Below are the records; reproduce all of them exactly but without any images.

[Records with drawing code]

* begin *

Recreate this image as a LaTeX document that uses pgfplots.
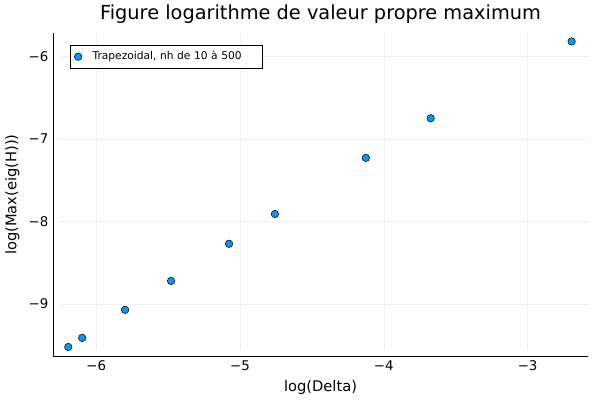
\documentclass[border=0pt]{standalone}
\usepackage{pgfplots}
\pgfplotsset{compat=1.18}
\usepackage{fontspec}
\setmainfont{DejaVu Sans}
\definecolor{jblue}{HTML}{009AFA}
\begin{document}
\begin{tikzpicture}
\begin{axis}[
  scale only axis, width=401pt, height=242pt,
  xmin=-6.30, xmax=-2.58, ymin=-9.63, ymax=-5.72,
  axis x line*=bottom, axis y line*=left,
  axis line style={black, -},
  xtick={-6,-5,-4,-3}, ytick={-9,-8,-7,-6},
  tick style={black!0},
  grid=major, grid style={black!6, line width=0.4pt},
  ticklabel style={font=\fontsize{10}{12}\selectfont},
  /pgf/number format/assume math mode=true,
  xticklabel={\pgfmathparse{-\tick}−\pgfmathprintnumber{\pgfmathresult}},
  yticklabel={\pgfmathparse{-\tick}−\pgfmathprintnumber{\pgfmathresult}},
  xlabel={log(Delta)}, ylabel={log(Max(eig(H)))},
  label style={font=\fontsize{11}{13}\selectfont},
  title={Figure logarithme de valeur propre maximum},
  title style={font=\fontsize{14.5}{17}\selectfont, yshift=-2pt},
  legend style={font=\fontsize{8}{10}\selectfont, draw=black, at={(0.032,0.965)}, anchor=north west, inner sep=3pt,
    nodes={text width=128pt, align=left}},
  legend image post style={xshift=4pt},
  legend cell align=left,
]
\addplot[only marks, mark=*, mark size=2.8pt, mark options={fill=jblue, draw=black, line width=0.4pt}]
coordinates {(-6.194,-9.52) (-6.097,-9.41) (-5.799,-9.07) (-5.479,-8.72) (-5.076,-8.27) (-4.757,-7.91) (-4.125,-7.23) (-3.674,-6.75) (-2.694,-5.82)};
\addlegendentry{\hspace{6pt}Trapezoidal, nh de 10 à 500}
\end{axis}
\path (current axis.south west) ++(-39.75pt,-33.75pt) coordinate (a);
\path (current axis.north east) ++(9pt,24pt) coordinate (b);
\useasboundingbox (a) rectangle (b);
\end{tikzpicture}
\end{document}
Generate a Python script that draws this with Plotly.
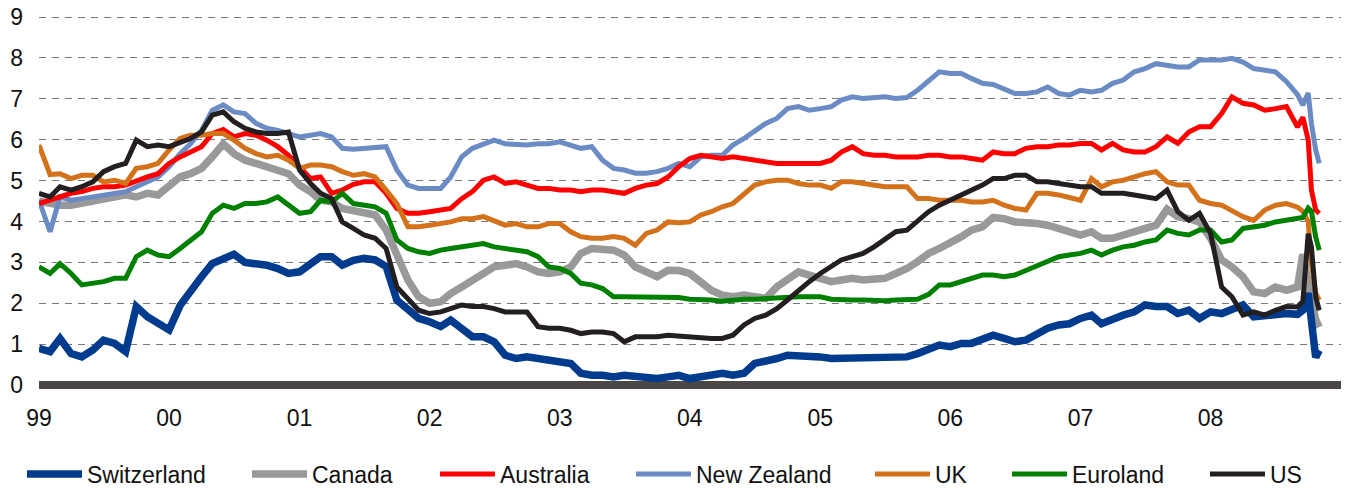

* end *

* FINAL ANSWER
Recreate this image as a LaTeX document that uses pgfplots.
\documentclass[border=0pt]{standalone}
\usepackage{pgfplots}
\pgfplotsset{compat=1.18}
\usepackage{fontspec}
\setmainfont{DejaVu Sans}
\definecolor{jblue}{HTML}{009AFA}
\begin{document}
\begin{tikzpicture}
\begin{axis}[
  scale only axis, width=401pt, height=242pt,
  xmin=-6.30, xmax=-2.58, ymin=-9.63, ymax=-5.72,
  axis x line*=bottom, axis y line*=left,
  axis line style={black, -},
  xtick={-6,-5,-4,-3}, ytick={-9,-8,-7,-6},
  tick style={black!0},
  grid=major, grid style={black!6, line width=0.4pt},
  ticklabel style={font=\fontsize{10}{12}\selectfont},
  /pgf/number format/assume math mode=true,
  xticklabel={\pgfmathparse{-\tick}−\pgfmathprintnumber{\pgfmathresult}},
  yticklabel={\pgfmathparse{-\tick}−\pgfmathprintnumber{\pgfmathresult}},
  xlabel={log(Delta)}, ylabel={log(Max(eig(H)))},
  label style={font=\fontsize{11}{13}\selectfont},
  title={Figure logarithme de valeur propre maximum},
  title style={font=\fontsize{14.5}{17}\selectfont, yshift=-2pt},
  legend style={font=\fontsize{8}{10}\selectfont, draw=black, at={(0.032,0.965)}, anchor=north west, inner sep=3pt,
    nodes={text width=128pt, align=left}},
  legend image post style={xshift=4pt},
  legend cell align=left,
]
\addplot[only marks, mark=*, mark size=2.8pt, mark options={fill=jblue, draw=black, line width=0.4pt}]
coordinates {(-6.194,-9.52) (-6.097,-9.41) (-5.799,-9.07) (-5.479,-8.72) (-5.076,-8.27) (-4.757,-7.91) (-4.125,-7.23) (-3.674,-6.75) (-2.694,-5.82)};
\addlegendentry{\hspace{6pt}Trapezoidal, nh de 10 à 500}
\end{axis}
\path (current axis.south west) ++(-39.75pt,-33.75pt) coordinate (a);
\path (current axis.north east) ++(9pt,24pt) coordinate (b);
\useasboundingbox (a) rectangle (b);
\end{tikzpicture}
\end{document}
Generate a Python script that draws this with Plotly.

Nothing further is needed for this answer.